Support networks don’t just appear – we have to work at building them up. Here are some of the patterns that Wanda Nash has noticed in they way Jesus built up his team:
He didn’t just choose family members, though he included them, but he looked outside his close circle. He went to the places where people were rather than expecting them to come to find him. He saw latent qualities in surprising people.
He was selective – he didn’t take on everyone who wanted to follow, but chose the people he felt he could form into an effective team. On the other hand, some people whom he invited decided to turn down his invitation – remember the rich young man who couldn’t bear to part with his wealth. Jesus never coerced anyone. Each one had to decide freely whether or not to be his disciple.
Contrary to all the customs of his time, he chose a group of mixed gender. We sometimes forget this, because the group of Twelve were famously all men, representing the twelve tribes of Israel, each headed by one of Jacob’s sons. But at a number of points in the gospels we hear about Mary Magdalene, Joanna, Susanna, and other women who travelled with his band, not to mention Mary and Martha who were two of his closest friends and most fervent disciples.
Jesus spent time on his own in prayer to his Father, often alone in the desert or up a mountain, but he also opened up his prayer life to others and showed them how to develop their own relationship with God. He gave them instruction in prayer and taught them the short formula we know as the Lord’s Prayer.
He was proactive. He mulled over the experiences of the day with his friends, he asked for their feedback, and he got away from crowds simply to rest with them. We all remember how he was criticized by the Pharisees for being a man who enjoyed good fellowship with food and wine.
Jesus selected priorities for his work. He was single-minded about his mission: love God first, then love your neighbour as yourself. He was always compassionate to strangers in need, as we see in today’s gospel. In caring for others, his first concern was always for the poor, and he prioritized action over words. He conserved his energy, often healing in private or from a distance rather than putting on a show in front of a crowd.
If his message was not welcomed, he moved on. Remember when he sent his disciples out in pairs and told them to shake the dust off their feet if their words were not received? There is no point in arguing with people who don’t want to listen and Jesus didn’t do this. He didn’t waste time but stayed focused on the present task. In all four gospels there are examples of times when he simply slipped away from an unconstructive situation.
He delegated jobs to his friends, even though they weren’t always very good at following instructions or very skillful. He set realistic goals and stuck to them. He wouldn’t be deflected from what he had discerned was his calling.
If Jesus could step back, we certainly can. Remembering that we don’t have to be all things to all people all the time, that we need time to be on our own and be restored, and that we and we alone are responsible for our own tendency to burn-out – these are the things that will keep us sane and healthy in ministry, able to go on loving and bearing fruit.

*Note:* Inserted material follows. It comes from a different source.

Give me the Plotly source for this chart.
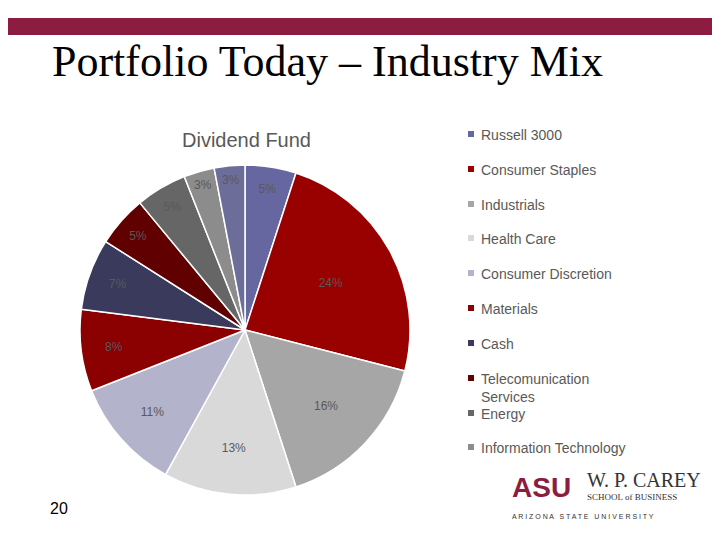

We need a basket of skills in order to do this. We need skills of the body, recognizing that we are responsible for what we eat, how much we exercise and sleep, and how often we make time to relax or do something that pleases or invigorates us.
We need skills of the mind, the sort of skills that management courses often focus on. These include prioritizing, delegating, setting SMART targets, managing our diaries and understanding the difference between urgent and important.
We need skills of the emotions, such as listening skills, keeping a sense of humour, identifying the internal dialogue that we may need to challenge, being assertive but not aggressive, and remembering the Sabbath principle. We need regular days off when we really do shut off from work and refresh ourselves in other ways, rather than trying to be a 24/7 superhero who is indispensable.
And finally we need skills of the spirit. These include recognizing that eternity is in the present moment and we should inhabit it fully and gratefully. They also include being ready to forgive and be forgiven, over and over again, and to accept that God loves me not for what I do but simply because God freely chooses to love me.
Of course sometimes we will get it wrong. We’ll become ill from overwork or from worry about not having work, or we’ll fail to do what we should do, or we’ll simply double-book ourselves and cause offence on all sides. We’ll fall prey, again and again, to whatever our besetting sin is. It is helpful to acknowledge what the destructive patterns are in our own lives. We’ll hurt others, the ones we cherish and the ones we try our best to love for Jesus’ sake.
When we get it wrong, as we will, we must avoid what Wanda Nash calls “destructive rumination”, going over and over in our minds the mess we have made. Instead we just offer our mistakes to God, along with all the other things we can’t fix. We are not indispensable or infallible: only God is. Like the people of Gennesaret, may we recognize at once that Jesus is the one whose touch can bring us healing and whose model of living can bring us into a deep relationship with God.